It appears like the saga of the New York Mets sale may finally be coming to a close. Last year, the Mets were reportedly ready to sell to hedge fund billionaire Steve Cohen. That deal fell apart, and earlier this year, new contenders emerged. Private-equity partners Josh Harris and David Blitzer and an ownership group including Alex Rodriguez and Jennifer Lopez all made serious pushes for the team.
But after all that, the Mets are back where they started: selling the team to Cohen. The deal values the Mets at about $2.475 billion, the highest valuation ever for a U.S. sports franchise. The Nets previously held the record, selling for $2.35 billion in 2019. The Dodgers, sold for $2.15 billion in 2012, were the former MLB frontrunners.
Cohen has been a Mets fan since day one and will now own 95 percent of the team, up from his previous eight percent ownership. The old ownership group, the Wilpon and Katz families, will keep the other five percent of the team.
Cohen will spend a little more than $2.35 billion to purchase his 95 percent stake. In the deal that fell apart, he would have received an 80 percent stake at a $2.6 billion valuation. He'll end up spending about $270 million more for that additional 15 percent.

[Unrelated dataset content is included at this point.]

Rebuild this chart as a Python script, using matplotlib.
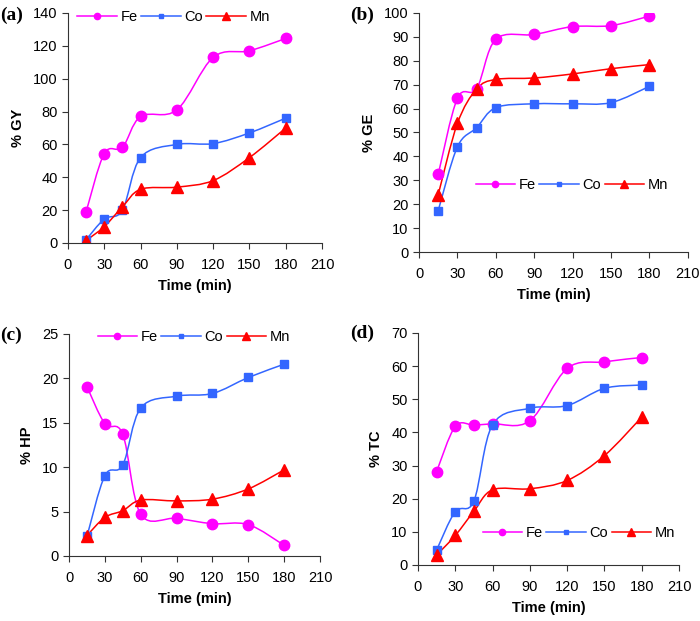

Fred Wilpon and team president Saul Katz, brothers-in-law in their early 80s, are selling the team as part of their estate planning. Wilpon has owned at least a part of the Mets since January 1980. In 1986, he split the team 50-50 with Nelson Doubleday Jr.
In the summer of 2002, Wilpon bought out Doubleday and appointed his son Jeff as chief operating officer. Since that move, the Mets have only made the playoffs three times, going through eight managers and five general managers in 18 years.
Cohen inherits a team that has been regularly losing money. The Mets typically lose about $90 million in a normal season. This year, with the season impacted by the coronavirus pandemic, the Mets' losses are expected to top $200 million.
Still, not many people can say they own a team they've been fans of for decades. And Cohen was persistent in making that happen.